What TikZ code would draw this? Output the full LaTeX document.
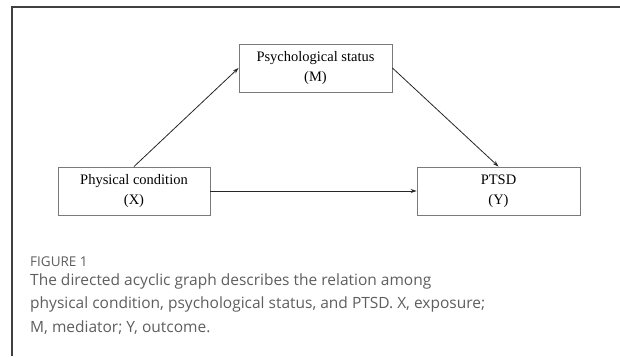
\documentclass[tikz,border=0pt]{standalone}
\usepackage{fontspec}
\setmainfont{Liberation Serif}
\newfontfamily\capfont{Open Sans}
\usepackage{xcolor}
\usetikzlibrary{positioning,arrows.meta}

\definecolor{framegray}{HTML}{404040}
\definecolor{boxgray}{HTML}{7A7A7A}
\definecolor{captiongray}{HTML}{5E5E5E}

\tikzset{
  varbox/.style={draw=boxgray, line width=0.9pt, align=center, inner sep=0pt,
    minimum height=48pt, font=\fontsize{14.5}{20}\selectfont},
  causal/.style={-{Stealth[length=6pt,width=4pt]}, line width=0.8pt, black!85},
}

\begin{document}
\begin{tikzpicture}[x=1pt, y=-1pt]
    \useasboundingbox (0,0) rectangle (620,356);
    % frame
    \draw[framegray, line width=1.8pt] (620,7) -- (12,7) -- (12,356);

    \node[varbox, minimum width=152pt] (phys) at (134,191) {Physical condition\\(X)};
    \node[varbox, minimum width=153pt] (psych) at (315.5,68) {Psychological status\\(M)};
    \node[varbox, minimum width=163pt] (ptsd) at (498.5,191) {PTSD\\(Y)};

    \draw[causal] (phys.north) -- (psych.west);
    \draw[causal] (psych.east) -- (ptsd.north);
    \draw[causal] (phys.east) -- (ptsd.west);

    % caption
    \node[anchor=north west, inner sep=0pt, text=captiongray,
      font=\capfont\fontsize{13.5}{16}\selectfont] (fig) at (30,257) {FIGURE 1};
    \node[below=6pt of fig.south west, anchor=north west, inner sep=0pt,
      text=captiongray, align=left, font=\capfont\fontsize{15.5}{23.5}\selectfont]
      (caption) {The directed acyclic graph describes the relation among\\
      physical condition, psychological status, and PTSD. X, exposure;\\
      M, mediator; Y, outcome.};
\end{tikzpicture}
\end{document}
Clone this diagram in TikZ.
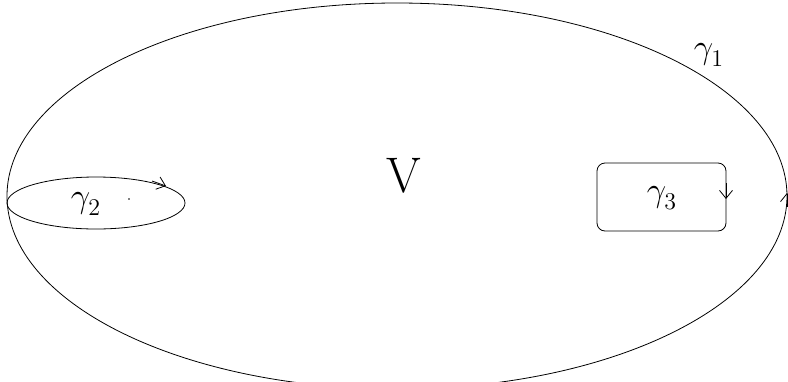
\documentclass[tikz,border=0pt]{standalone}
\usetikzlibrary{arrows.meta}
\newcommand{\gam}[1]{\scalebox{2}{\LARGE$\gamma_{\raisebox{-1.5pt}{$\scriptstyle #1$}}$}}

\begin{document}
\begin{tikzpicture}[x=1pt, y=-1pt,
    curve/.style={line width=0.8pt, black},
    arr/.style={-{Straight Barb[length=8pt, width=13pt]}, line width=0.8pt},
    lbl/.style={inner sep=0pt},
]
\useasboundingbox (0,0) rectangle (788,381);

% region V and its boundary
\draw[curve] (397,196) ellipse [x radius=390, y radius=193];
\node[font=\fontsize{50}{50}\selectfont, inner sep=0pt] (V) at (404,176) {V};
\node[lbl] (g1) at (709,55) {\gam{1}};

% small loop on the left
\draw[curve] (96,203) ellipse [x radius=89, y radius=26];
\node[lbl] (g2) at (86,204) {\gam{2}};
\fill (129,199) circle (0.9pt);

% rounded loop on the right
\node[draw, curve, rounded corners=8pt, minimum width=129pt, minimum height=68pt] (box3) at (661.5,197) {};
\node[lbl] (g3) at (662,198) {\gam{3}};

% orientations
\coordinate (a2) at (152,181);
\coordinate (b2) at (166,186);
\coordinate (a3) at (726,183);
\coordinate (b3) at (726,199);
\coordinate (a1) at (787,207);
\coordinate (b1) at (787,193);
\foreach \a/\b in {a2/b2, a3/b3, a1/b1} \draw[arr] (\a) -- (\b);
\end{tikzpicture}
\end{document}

- TASK REQUIREMENTS
Output exactly the lines above, from the line with "Clone this diagram in TikZ." to the line with "(0,0) rectangle (788,381);", both included; skip the pictures.

- THE RESPONSE
Clone this diagram in TikZ.
\documentclass[tikz,border=0pt]{standalone}
\usetikzlibrary{arrows.meta}
\newcommand{\gam}[1]{\scalebox{2}{\LARGE$\gamma_{\raisebox{-1.5pt}{$\scriptstyle #1$}}$}}

\begin{document}
\begin{tikzpicture}[x=1pt, y=-1pt,
    curve/.style={line width=0.8pt, black},
    arr/.style={-{Straight Barb[length=8pt, width=13pt]}, line width=0.8pt},
    lbl/.style={inner sep=0pt},
]
\useasboundingbox (0,0) rectangle (788,381);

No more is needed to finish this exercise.